It is an elementary Christian truth that “God’s love is free, total, faithful and fruitful; it is a selfless gift.” The Catechism describes the Trinity as “the central mystery of the Christian Faith” (CCC 234). Within this mystery where the love between two Persons is so total, so unreserved, and so perfect it yields yet a third Person. The Father empties Himself into His Son. The Son returns all His love to His Father. And the Holy Spirit is the personal bond of affection that is sustained by the conjugal love of the Father and the Son. The love which exists within the unity of the Trinity is the unending and true Reality. It has always existed and will always exist. Creation, alongside everything else, flows and exists only because of this love which exists from the Father, by the Son, and through the Holy Spirit. Hence, all that is, is because of this perfect love; further, many things in Creation were designed by God to hint at, or symbolize, the love that exists in His inter-most life.

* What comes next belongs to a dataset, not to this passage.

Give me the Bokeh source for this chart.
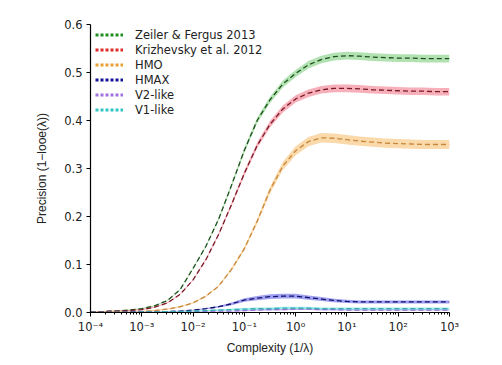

One of the most natural reflections of the divine life exists in the divine institution of marriage. Marriage calls a husband and a wife to love one another freely, totally, faithfully, and fruitfully. One of the most enduring symbols of the conjugal love that marriage calls us to is witnessed during sex—when a man and a woman give of themselves unreservedly to one another. Marriage is meant to unite the husband and wife, “And they shall become one flesh” Gen. 2:24. St. Paul writes that marriage is a symbol of the love between Christ and His Church (cf. Eph. 5), which is further a symbol of the love between the Father and the Son. Sex happens to be an enduring and natural symbol of the bond of love between married couples (which, again, is a symbol of Christ’s love for His bride, the Church, which is a symbol of the Father’s love for His Son). Thus, marriage and sex are very fixed institutions which are not ours to tinker with—they are important and objective symbols meant to point to something very particular and very deliberate.
Sex is designed by God to produce two goods (or ends) that were meant to foster and nourish the marriage bond—those two goods are known as the unitive good and the procreative good. In this article, I would like to discuss the first of those goods, the unitive good. Unity is not simply a sense of togetherness, but it is, in fact, togetherness. True unity exists where divisions are dissolved and unidentifiable. Strangers lead to division and strangers exists because there is something “strange” about them—something “unknown,” something “unexperienced.” Only when people come together and make themselves truly vulnerable to one another—disclosing the depths of themselves to the other, can we even begin to approach the intense sort of unity which is meant to be achieved through “communion.”
Marriage is a wedding (literally “a knitting”), of two people together—a man and a woman, perhaps two of the most incompatible beings there ever were. This is one of the many reasons that the Church is staunchly opposed to homosexual marriage—because marriage is meant to bring two beings who are worlds apart (the masculine and the feminine), together. The unity of marriage weaves the man and woman together both spiritually and physically. Sex is one of the ways marriage weaves the man and woman together physically (at least). This union is to create a seamless fabric of one flesh where two had once been discernable. One flesh is only achieved in the sexual act where no lines can be drawn, no division found, no withholding of self.
Unity cannot tolerate strangers. Contraception makes strangers of a man and his wife because it intentionally creates division, draws lines, demarcates boundaries. It is not interested in becoming one flesh because the contraceptive mentality seeks only to pleasure ones own flesh. What may appear as merely a thin layer of latex, is really a cosmological wrecking-ball which disintegrates one of the most meaningful symbols of God’s divine plan. Condoms and chemicals do a lot of strange things to our bodies—yet the most severe damage is that they make us strangers to the people we are most in need of being vulnerable to—our spouses.
When we think of the many unhappy and dysfunctional relationships and families in our world, nation, and communities, we might begin to wonder if mandating contraception and freely providing the means of further division is sound public policy. These past weeks we have witnessed the political world engage in a great debate about “marriage.” The current administration has made it a priority, to date, to not only dictate contraception and abortion coverage for Catholic institutions, but also, to not defend the Defense of Marriage Act and now openly promote gay marriage. The pundits who support the HHS Mandate and gay marriage are speaking with forked-tongue—they speak of marriage with high regard, but berate it with shallow barbs. They find it laudable enough an institution to promote, but only on their own terms: how they want (contraceptively), with whom they want (between any and all). Yet, marriage, as God designed it—as a symbol of total, free, faithful, and fruitful love—is simply (and shamefully) not a national priority.